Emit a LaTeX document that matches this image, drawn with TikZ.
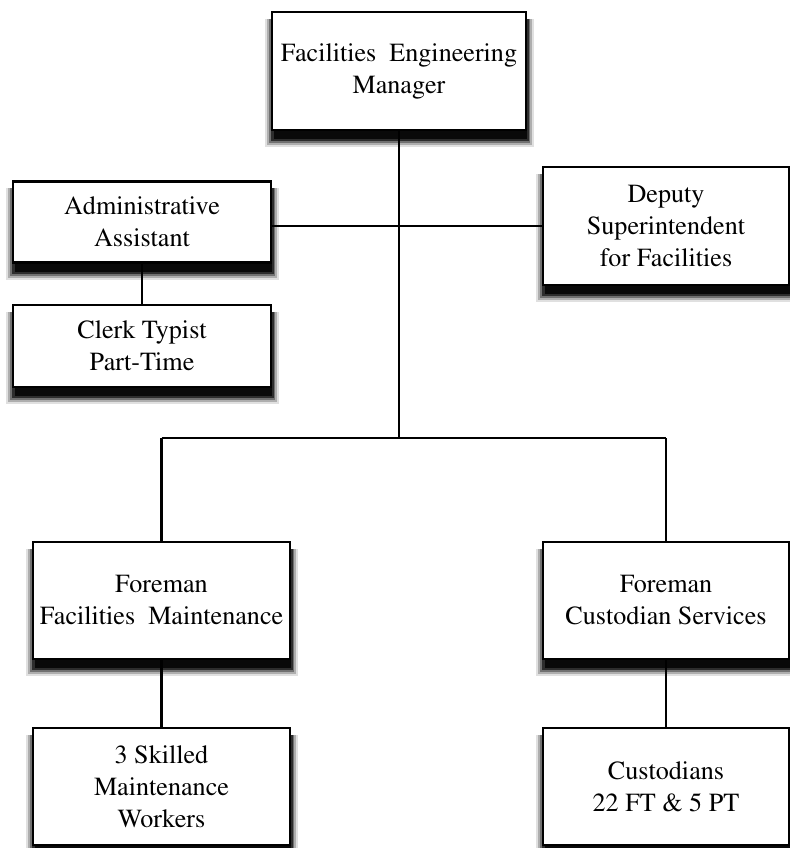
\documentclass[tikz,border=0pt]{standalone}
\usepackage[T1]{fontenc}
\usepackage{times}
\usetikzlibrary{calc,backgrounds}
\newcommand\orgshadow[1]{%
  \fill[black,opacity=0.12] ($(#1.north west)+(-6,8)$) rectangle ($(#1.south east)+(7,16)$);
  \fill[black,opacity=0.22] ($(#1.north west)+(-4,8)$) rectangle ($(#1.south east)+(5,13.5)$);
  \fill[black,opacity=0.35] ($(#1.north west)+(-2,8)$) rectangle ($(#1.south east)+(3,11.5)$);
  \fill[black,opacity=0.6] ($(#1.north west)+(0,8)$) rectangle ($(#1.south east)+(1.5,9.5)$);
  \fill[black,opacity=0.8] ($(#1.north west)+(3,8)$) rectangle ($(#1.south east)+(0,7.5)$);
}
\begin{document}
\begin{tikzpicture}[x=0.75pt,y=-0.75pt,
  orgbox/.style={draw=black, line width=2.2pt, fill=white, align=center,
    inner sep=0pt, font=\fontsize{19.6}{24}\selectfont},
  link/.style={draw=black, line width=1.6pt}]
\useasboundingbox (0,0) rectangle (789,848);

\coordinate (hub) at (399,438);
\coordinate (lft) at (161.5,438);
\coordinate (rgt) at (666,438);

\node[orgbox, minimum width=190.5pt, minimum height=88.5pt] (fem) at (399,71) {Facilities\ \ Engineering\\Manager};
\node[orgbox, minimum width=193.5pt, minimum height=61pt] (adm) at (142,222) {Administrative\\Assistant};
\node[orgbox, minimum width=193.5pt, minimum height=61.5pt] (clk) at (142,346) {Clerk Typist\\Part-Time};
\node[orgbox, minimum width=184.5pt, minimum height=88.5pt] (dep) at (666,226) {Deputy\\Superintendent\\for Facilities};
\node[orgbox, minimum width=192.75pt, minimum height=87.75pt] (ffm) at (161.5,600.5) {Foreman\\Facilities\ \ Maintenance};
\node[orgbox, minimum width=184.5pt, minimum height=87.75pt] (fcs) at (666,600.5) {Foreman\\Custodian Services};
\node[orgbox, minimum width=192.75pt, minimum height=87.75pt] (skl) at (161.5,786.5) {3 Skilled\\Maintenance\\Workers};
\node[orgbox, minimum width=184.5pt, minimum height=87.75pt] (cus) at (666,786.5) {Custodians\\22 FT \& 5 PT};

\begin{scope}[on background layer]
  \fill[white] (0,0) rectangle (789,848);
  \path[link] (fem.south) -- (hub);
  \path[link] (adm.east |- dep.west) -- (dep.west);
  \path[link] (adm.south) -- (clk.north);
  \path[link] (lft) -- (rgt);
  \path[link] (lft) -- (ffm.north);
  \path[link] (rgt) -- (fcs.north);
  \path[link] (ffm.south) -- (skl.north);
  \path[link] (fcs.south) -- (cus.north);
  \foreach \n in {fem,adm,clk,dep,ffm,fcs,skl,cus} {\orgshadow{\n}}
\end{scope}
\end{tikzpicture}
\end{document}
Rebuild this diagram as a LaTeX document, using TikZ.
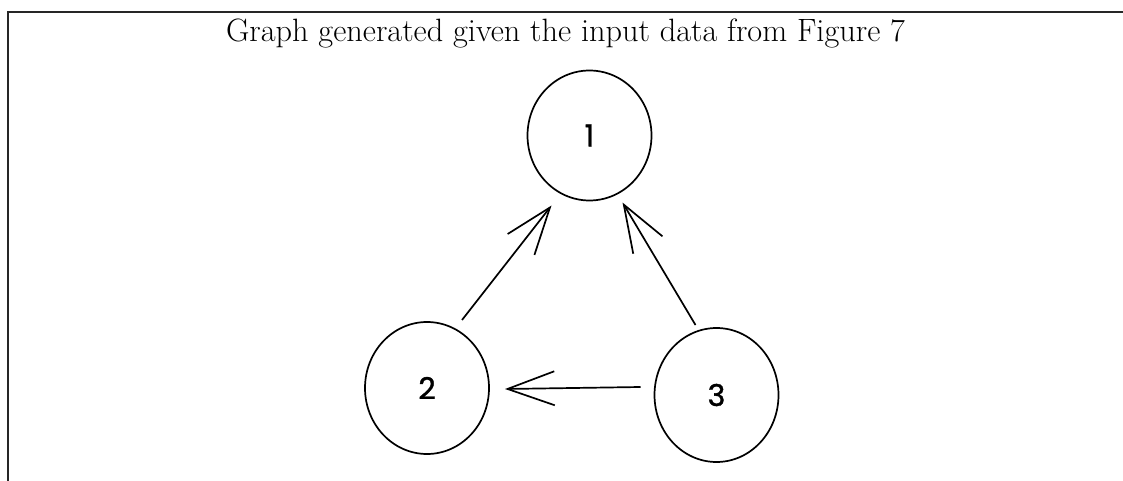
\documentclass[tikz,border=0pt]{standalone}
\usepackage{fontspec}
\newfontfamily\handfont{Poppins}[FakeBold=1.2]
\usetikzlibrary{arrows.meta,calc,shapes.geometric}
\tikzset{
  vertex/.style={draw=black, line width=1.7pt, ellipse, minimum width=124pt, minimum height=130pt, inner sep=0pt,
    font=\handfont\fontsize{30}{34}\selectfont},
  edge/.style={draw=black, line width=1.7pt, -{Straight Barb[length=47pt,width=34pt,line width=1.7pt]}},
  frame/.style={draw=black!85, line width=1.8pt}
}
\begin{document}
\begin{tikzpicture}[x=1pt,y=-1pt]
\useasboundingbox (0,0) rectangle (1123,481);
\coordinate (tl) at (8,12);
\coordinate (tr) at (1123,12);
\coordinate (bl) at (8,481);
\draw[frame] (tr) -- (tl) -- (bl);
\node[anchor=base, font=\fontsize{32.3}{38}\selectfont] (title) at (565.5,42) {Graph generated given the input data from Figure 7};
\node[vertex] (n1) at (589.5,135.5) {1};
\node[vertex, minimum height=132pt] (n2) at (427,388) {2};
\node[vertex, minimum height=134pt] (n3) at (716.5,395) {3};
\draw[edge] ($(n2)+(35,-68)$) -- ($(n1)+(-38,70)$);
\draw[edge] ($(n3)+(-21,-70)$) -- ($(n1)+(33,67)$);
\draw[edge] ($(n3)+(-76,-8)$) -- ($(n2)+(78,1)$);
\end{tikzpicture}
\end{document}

+++

The copy should hold exactly the lines from the line containing "Rebuild this diagram" through the end of the data, both ends included, and no pictures.

Rebuild this diagram as a LaTeX document, using TikZ.
\documentclass[tikz,border=0pt]{standalone}
\usepackage{fontspec}
\newfontfamily\handfont{Poppins}[FakeBold=1.2]
\usetikzlibrary{arrows.meta,calc,shapes.geometric}
\tikzset{
  vertex/.style={draw=black, line width=1.7pt, ellipse, minimum width=124pt, minimum height=130pt, inner sep=0pt,
    font=\handfont\fontsize{30}{34}\selectfont},
  edge/.style={draw=black, line width=1.7pt, -{Straight Barb[length=47pt,width=34pt,line width=1.7pt]}},
  frame/.style={draw=black!85, line width=1.8pt}
}
\begin{document}
\begin{tikzpicture}[x=1pt,y=-1pt]
\useasboundingbox (0,0) rectangle (1123,481);
\coordinate (tl) at (8,12);
\coordinate (tr) at (1123,12);
\coordinate (bl) at (8,481);
\draw[frame] (tr) -- (tl) -- (bl);
\node[anchor=base, font=\fontsize{32.3}{38}\selectfont] (title) at (565.5,42) {Graph generated given the input data from Figure 7};
\node[vertex] (n1) at (589.5,135.5) {1};
\node[vertex, minimum height=132pt] (n2) at (427,388) {2};
\node[vertex, minimum height=134pt] (n3) at (716.5,395) {3};
\draw[edge] ($(n2)+(35,-68)$) -- ($(n1)+(-38,70)$);
\draw[edge] ($(n3)+(-21,-70)$) -- ($(n1)+(33,67)$);
\draw[edge] ($(n3)+(-76,-8)$) -- ($(n2)+(78,1)$);
\end{tikzpicture}
\end{document}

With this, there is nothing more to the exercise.